(begin)
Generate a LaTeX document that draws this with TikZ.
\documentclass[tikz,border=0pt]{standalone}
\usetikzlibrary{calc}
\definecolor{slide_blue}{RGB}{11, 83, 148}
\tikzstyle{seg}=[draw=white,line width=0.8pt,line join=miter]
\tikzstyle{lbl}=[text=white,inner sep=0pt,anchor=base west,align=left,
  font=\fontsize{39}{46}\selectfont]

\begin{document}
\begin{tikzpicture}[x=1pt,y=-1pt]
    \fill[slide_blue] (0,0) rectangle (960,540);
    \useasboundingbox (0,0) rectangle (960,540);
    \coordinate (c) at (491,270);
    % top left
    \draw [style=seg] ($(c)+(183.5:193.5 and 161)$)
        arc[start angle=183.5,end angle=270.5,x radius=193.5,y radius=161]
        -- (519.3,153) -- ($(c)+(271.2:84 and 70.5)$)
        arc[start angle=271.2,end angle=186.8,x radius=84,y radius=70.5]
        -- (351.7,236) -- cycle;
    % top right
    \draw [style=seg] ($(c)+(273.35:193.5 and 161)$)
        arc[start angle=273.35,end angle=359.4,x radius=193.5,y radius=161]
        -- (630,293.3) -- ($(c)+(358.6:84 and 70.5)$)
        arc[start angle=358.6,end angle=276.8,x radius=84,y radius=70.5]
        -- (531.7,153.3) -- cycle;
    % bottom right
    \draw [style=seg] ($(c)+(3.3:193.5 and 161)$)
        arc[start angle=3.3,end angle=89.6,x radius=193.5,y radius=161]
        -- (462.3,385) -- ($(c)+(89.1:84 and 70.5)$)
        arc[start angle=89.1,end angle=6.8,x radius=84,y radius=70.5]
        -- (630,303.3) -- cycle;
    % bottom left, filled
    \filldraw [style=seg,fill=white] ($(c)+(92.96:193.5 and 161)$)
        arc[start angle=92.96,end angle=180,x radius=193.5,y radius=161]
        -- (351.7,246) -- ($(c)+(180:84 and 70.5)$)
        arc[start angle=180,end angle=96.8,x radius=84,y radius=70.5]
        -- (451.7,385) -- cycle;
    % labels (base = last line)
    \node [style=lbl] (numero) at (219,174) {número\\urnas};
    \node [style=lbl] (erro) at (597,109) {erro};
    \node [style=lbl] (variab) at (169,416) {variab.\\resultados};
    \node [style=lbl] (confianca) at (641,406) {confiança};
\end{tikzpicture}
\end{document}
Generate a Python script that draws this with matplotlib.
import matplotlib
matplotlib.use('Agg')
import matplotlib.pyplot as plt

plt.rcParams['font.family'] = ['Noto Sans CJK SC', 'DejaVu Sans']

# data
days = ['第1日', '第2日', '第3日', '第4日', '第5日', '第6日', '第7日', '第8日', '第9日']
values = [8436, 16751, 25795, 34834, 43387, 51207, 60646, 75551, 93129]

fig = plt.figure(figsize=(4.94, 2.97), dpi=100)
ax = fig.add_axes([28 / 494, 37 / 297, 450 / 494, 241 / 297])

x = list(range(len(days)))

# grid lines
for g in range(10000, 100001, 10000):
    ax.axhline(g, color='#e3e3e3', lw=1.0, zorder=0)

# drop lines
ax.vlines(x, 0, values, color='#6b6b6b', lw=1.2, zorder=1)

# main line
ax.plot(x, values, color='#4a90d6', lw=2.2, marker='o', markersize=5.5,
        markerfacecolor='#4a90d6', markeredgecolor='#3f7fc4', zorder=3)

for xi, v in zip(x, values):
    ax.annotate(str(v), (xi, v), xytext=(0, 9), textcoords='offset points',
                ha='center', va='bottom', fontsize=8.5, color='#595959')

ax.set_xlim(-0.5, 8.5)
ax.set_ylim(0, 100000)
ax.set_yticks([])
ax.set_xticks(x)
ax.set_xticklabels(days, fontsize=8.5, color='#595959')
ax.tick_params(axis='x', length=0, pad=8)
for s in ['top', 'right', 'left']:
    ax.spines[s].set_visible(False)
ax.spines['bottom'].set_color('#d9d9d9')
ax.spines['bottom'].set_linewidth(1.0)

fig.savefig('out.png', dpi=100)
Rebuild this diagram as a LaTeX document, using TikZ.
(end)
### The task
In the listing above, locate the line with "Generate a Python" and the line with "ax.axhline(g, color='#e3e3e3', lw=1.0, zorder=0)", then extract exactly those lines and every line between them, and nothing more.

### Complete response
Generate a Python script that draws this with matplotlib.
import matplotlib
matplotlib.use('Agg')
import matplotlib.pyplot as plt

plt.rcParams['font.family'] = ['Noto Sans CJK SC', 'DejaVu Sans']

# data
days = ['第1日', '第2日', '第3日', '第4日', '第5日', '第6日', '第7日', '第8日', '第9日']
values = [8436, 16751, 25795, 34834, 43387, 51207, 60646, 75551, 93129]

fig = plt.figure(figsize=(4.94, 2.97), dpi=100)
ax = fig.add_axes([28 / 494, 37 / 297, 450 / 494, 241 / 297])

x = list(range(len(days)))

# grid lines
for g in range(10000, 100001, 10000):
    ax.axhline(g, color='#e3e3e3', lw=1.0, zorder=0)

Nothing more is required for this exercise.